▶ **Goal of the exercise**: Give the data again exactly as written, skipping any pictures.

-- START OF Dataset section --

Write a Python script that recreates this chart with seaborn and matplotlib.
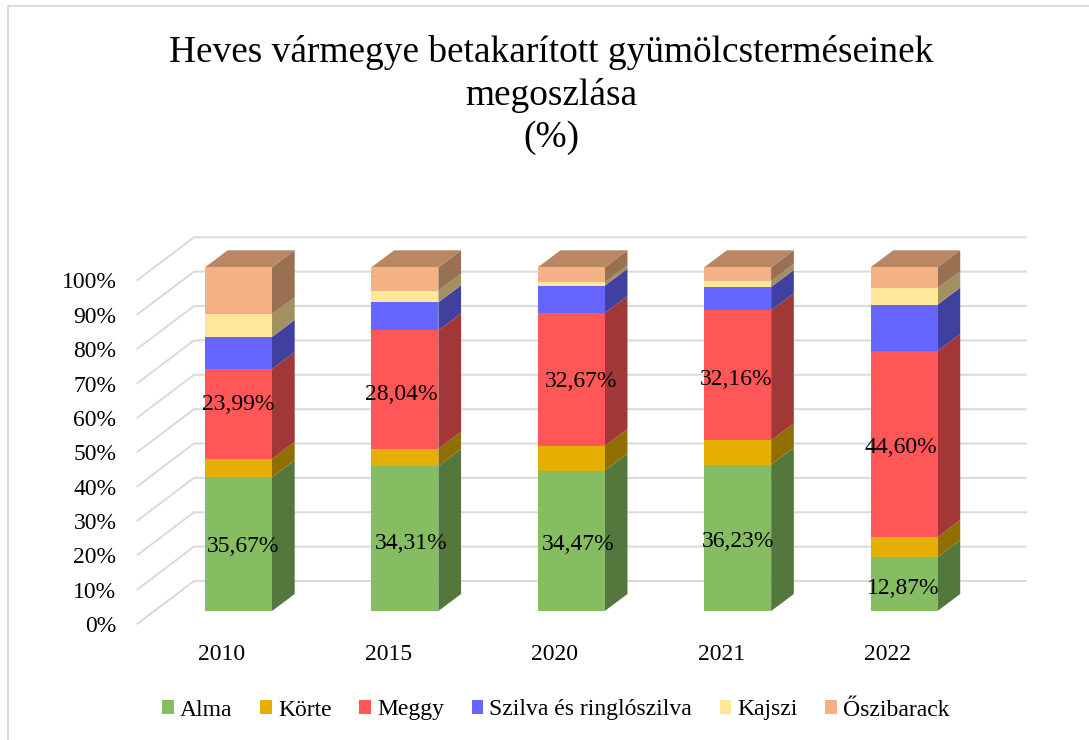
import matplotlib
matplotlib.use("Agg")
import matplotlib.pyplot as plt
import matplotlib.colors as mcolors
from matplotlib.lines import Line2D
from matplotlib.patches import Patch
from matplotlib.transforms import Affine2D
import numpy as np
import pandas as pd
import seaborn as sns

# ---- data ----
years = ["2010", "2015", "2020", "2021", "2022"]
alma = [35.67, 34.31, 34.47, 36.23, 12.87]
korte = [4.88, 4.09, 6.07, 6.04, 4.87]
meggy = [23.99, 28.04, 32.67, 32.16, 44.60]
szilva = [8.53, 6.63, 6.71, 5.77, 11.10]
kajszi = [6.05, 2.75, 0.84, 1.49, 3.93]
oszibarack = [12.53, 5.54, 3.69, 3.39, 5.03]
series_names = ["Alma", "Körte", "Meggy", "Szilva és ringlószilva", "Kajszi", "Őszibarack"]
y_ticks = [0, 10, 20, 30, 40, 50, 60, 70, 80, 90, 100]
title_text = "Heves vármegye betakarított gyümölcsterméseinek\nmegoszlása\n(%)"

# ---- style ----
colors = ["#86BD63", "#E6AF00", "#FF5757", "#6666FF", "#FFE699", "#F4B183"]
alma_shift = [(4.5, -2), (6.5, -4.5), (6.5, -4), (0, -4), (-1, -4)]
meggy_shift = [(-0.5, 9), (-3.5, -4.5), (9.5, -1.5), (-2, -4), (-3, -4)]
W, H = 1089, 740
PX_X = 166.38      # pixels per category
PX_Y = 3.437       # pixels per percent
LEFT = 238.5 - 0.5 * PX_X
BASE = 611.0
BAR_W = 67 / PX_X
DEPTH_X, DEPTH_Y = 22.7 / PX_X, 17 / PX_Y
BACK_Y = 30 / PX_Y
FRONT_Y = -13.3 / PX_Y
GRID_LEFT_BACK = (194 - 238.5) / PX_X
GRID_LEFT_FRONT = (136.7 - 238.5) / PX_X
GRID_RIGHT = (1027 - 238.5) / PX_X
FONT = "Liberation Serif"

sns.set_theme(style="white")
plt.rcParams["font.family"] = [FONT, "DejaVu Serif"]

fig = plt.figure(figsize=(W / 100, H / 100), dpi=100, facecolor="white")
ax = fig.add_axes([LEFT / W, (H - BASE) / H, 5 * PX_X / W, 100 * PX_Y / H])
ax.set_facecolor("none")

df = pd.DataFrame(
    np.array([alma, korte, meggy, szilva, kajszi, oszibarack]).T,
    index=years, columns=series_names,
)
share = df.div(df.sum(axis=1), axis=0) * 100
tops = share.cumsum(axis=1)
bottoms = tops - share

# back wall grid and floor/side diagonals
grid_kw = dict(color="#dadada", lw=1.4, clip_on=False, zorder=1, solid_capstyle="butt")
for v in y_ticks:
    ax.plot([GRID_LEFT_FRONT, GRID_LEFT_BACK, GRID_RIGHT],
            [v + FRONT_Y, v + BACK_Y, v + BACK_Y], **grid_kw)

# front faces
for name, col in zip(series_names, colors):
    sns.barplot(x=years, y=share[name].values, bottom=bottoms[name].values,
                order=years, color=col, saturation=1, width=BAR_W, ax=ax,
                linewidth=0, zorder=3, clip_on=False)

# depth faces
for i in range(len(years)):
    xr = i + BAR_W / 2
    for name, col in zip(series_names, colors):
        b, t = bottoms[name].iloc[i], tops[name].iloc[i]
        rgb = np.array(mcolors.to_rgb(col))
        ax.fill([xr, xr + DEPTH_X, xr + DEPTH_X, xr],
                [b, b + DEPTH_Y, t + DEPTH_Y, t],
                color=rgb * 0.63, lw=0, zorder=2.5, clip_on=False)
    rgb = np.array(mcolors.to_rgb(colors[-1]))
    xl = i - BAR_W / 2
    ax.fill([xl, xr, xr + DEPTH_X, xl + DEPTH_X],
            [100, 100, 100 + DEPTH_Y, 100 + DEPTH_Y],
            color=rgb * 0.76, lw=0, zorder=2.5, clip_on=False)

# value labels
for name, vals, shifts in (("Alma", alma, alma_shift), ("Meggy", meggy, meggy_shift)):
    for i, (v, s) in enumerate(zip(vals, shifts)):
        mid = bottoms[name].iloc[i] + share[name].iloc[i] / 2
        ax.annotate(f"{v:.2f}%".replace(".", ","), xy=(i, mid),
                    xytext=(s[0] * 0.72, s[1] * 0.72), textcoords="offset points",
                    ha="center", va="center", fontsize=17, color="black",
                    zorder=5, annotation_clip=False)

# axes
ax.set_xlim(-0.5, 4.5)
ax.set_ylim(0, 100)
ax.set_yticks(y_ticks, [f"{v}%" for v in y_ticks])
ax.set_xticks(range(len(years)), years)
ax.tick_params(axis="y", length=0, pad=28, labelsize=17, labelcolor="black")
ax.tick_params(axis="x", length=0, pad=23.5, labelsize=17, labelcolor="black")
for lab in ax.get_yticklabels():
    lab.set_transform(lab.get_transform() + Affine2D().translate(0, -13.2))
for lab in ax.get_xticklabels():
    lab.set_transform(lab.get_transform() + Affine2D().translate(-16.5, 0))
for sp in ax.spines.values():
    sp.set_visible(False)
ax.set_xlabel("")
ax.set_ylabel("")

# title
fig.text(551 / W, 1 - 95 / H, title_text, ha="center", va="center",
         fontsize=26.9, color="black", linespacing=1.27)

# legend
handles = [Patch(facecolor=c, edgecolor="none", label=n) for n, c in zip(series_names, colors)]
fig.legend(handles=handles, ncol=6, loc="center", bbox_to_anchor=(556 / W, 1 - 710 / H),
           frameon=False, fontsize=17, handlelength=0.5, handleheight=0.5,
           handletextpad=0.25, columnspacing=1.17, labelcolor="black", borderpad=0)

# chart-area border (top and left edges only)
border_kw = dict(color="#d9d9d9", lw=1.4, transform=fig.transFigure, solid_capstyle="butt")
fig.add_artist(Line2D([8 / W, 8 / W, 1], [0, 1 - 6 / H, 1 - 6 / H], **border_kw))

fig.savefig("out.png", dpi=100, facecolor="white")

-- END OF Dataset section --

▶ **Result for this task**:
Write a Python script that recreates this chart with seaborn and matplotlib.
import matplotlib
matplotlib.use("Agg")
import matplotlib.pyplot as plt
import matplotlib.colors as mcolors
from matplotlib.lines import Line2D
from matplotlib.patches import Patch
from matplotlib.transforms import Affine2D
import numpy as np
import pandas as pd
import seaborn as sns

# ---- data ----
years = ["2010", "2015", "2020", "2021", "2022"]
alma = [35.67, 34.31, 34.47, 36.23, 12.87]
korte = [4.88, 4.09, 6.07, 6.04, 4.87]
meggy = [23.99, 28.04, 32.67, 32.16, 44.60]
szilva = [8.53, 6.63, 6.71, 5.77, 11.10]
kajszi = [6.05, 2.75, 0.84, 1.49, 3.93]
oszibarack = [12.53, 5.54, 3.69, 3.39, 5.03]
series_names = ["Alma", "Körte", "Meggy", "Szilva és ringlószilva", "Kajszi", "Őszibarack"]
y_ticks = [0, 10, 20, 30, 40, 50, 60, 70, 80, 90, 100]
title_text = "Heves vármegye betakarított gyümölcsterméseinek\nmegoszlása\n(%)"

# ---- style ----
colors = ["#86BD63", "#E6AF00", "#FF5757", "#6666FF", "#FFE699", "#F4B183"]
alma_shift = [(4.5, -2), (6.5, -4.5), (6.5, -4), (0, -4), (-1, -4)]
meggy_shift = [(-0.5, 9), (-3.5, -4.5), (9.5, -1.5), (-2, -4), (-3, -4)]
W, H = 1089, 740
PX_X = 166.38      # pixels per category
PX_Y = 3.437       # pixels per percent
LEFT = 238.5 - 0.5 * PX_X
BASE = 611.0
BAR_W = 67 / PX_X
DEPTH_X, DEPTH_Y = 22.7 / PX_X, 17 / PX_Y
BACK_Y = 30 / PX_Y
FRONT_Y = -13.3 / PX_Y
GRID_LEFT_BACK = (194 - 238.5) / PX_X
GRID_LEFT_FRONT = (136.7 - 238.5) / PX_X
GRID_RIGHT = (1027 - 238.5) / PX_X
FONT = "Liberation Serif"

sns.set_theme(style="white")
plt.rcParams["font.family"] = [FONT, "DejaVu Serif"]

fig = plt.figure(figsize=(W / 100, H / 100), dpi=100, facecolor="white")
ax = fig.add_axes([LEFT / W, (H - BASE) / H, 5 * PX_X / W, 100 * PX_Y / H])
ax.set_facecolor("none")

df = pd.DataFrame(
    np.array([alma, korte, meggy, szilva, kajszi, oszibarack]).T,
    index=years, columns=series_names,
)
share = df.div(df.sum(axis=1), axis=0) * 100
tops = share.cumsum(axis=1)
bottoms = tops - share

# back wall grid and floor/side diagonals
grid_kw = dict(color="#dadada", lw=1.4, clip_on=False, zorder=1, solid_capstyle="butt")
for v in y_ticks:
    ax.plot([GRID_LEFT_FRONT, GRID_LEFT_BACK, GRID_RIGHT],
            [v + FRONT_Y, v + BACK_Y, v + BACK_Y], **grid_kw)

# front faces
for name, col in zip(series_names, colors):
    sns.barplot(x=years, y=share[name].values, bottom=bottoms[name].values,
                order=years, color=col, saturation=1, width=BAR_W, ax=ax,
                linewidth=0, zorder=3, clip_on=False)

# depth faces
for i in range(len(years)):
    xr = i + BAR_W / 2
    for name, col in zip(series_names, colors):
        b, t = bottoms[name].iloc[i], tops[name].iloc[i]
        rgb = np.array(mcolors.to_rgb(col))
        ax.fill([xr, xr + DEPTH_X, xr + DEPTH_X, xr],
                [b, b + DEPTH_Y, t + DEPTH_Y, t],
                color=rgb * 0.63, lw=0, zorder=2.5, clip_on=False)
    rgb = np.array(mcolors.to_rgb(colors[-1]))
    xl = i - BAR_W / 2
    ax.fill([xl, xr, xr + DEPTH_X, xl + DEPTH_X],
            [100, 100, 100 + DEPTH_Y, 100 + DEPTH_Y],
            color=rgb * 0.76, lw=0, zorder=2.5, clip_on=False)

# value labels
for name, vals, shifts in (("Alma", alma, alma_shift), ("Meggy", meggy, meggy_shift)):
    for i, (v, s) in enumerate(zip(vals, shifts)):
        mid = bottoms[name].iloc[i] + share[name].iloc[i] / 2
        ax.annotate(f"{v:.2f}%".replace(".", ","), xy=(i, mid),
                    xytext=(s[0] * 0.72, s[1] * 0.72), textcoords="offset points",
                    ha="center", va="center", fontsize=17, color="black",
                    zorder=5, annotation_clip=False)

# axes
ax.set_xlim(-0.5, 4.5)
ax.set_ylim(0, 100)
ax.set_yticks(y_ticks, [f"{v}%" for v in y_ticks])
ax.set_xticks(range(len(years)), years)
ax.tick_params(axis="y", length=0, pad=28, labelsize=17, labelcolor="black")
ax.tick_params(axis="x", length=0, pad=23.5, labelsize=17, labelcolor="black")
for lab in ax.get_yticklabels():
    lab.set_transform(lab.get_transform() + Affine2D().translate(0, -13.2))
for lab in ax.get_xticklabels():
    lab.set_transform(lab.get_transform() + Affine2D().translate(-16.5, 0))
for sp in ax.spines.values():
    sp.set_visible(False)
ax.set_xlabel("")
ax.set_ylabel("")

# title
fig.text(551 / W, 1 - 95 / H, title_text, ha="center", va="center",
         fontsize=26.9, color="black", linespacing=1.27)

# legend
handles = [Patch(facecolor=c, edgecolor="none", label=n) for n, c in zip(series_names, colors)]
fig.legend(handles=handles, ncol=6, loc="center", bbox_to_anchor=(556 / W, 1 - 710 / H),
           frameon=False, fontsize=17, handlelength=0.5, handleheight=0.5,
           handletextpad=0.25, columnspacing=1.17, labelcolor="black", borderpad=0)

# chart-area border (top and left edges only)
border_kw = dict(color="#d9d9d9", lw=1.4, transform=fig.transFigure, solid_capstyle="butt")
fig.add_artist(Line2D([8 / W, 8 / W, 1], [0, 1 - 6 / H, 1 - 6 / H], **border_kw))

fig.savefig("out.png", dpi=100, facecolor="white")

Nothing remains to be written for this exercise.